Output exactly the lines from the first one down to the line containing "from matplotlib.ticker import FixedLocator", inclusive.

RECORDS TO PROCESS
----------------

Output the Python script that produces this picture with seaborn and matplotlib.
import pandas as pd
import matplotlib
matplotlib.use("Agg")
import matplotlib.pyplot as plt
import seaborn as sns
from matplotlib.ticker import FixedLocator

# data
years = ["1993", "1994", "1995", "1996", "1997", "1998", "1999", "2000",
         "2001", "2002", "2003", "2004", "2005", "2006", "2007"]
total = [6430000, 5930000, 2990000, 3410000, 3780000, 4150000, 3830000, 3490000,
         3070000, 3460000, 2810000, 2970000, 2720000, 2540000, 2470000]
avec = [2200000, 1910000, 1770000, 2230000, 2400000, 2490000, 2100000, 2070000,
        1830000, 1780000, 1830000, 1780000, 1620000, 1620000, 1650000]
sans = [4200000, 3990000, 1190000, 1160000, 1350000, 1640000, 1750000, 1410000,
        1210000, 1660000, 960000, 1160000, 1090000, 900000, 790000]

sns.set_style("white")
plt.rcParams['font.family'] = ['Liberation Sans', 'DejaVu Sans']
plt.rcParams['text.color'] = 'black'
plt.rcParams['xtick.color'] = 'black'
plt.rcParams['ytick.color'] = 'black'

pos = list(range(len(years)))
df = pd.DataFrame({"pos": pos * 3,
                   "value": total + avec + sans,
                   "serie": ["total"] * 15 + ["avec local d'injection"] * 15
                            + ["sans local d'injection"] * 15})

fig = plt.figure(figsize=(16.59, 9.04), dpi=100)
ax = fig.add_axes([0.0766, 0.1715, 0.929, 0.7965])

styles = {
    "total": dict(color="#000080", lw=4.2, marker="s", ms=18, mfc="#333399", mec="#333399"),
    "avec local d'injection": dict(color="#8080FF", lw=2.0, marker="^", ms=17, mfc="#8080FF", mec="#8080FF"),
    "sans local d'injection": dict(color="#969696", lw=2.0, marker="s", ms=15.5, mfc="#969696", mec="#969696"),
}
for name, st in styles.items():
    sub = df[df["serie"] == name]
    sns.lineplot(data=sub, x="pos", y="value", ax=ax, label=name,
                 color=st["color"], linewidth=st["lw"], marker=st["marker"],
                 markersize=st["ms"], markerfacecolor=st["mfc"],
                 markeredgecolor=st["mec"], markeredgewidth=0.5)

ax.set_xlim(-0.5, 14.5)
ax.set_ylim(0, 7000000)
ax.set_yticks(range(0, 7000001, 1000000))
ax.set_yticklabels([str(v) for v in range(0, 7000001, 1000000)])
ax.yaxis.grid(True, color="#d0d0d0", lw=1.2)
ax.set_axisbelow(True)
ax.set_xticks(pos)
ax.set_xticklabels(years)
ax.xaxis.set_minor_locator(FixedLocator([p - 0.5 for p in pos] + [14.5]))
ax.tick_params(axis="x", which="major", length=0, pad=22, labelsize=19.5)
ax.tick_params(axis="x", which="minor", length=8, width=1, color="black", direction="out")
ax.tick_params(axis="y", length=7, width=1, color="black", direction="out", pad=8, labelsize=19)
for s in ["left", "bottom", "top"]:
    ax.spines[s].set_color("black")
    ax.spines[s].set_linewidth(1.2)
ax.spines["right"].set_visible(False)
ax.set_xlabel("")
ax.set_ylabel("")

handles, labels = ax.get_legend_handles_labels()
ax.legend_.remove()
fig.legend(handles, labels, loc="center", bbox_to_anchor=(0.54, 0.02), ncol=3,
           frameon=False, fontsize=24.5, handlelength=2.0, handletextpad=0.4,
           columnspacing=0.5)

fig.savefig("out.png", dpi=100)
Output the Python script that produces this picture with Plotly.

----------------

FINAL RESULT
Output the Python script that produces this picture with seaborn and matplotlib.
import pandas as pd
import matplotlib
matplotlib.use("Agg")
import matplotlib.pyplot as plt
import seaborn as sns
from matplotlib.ticker import FixedLocator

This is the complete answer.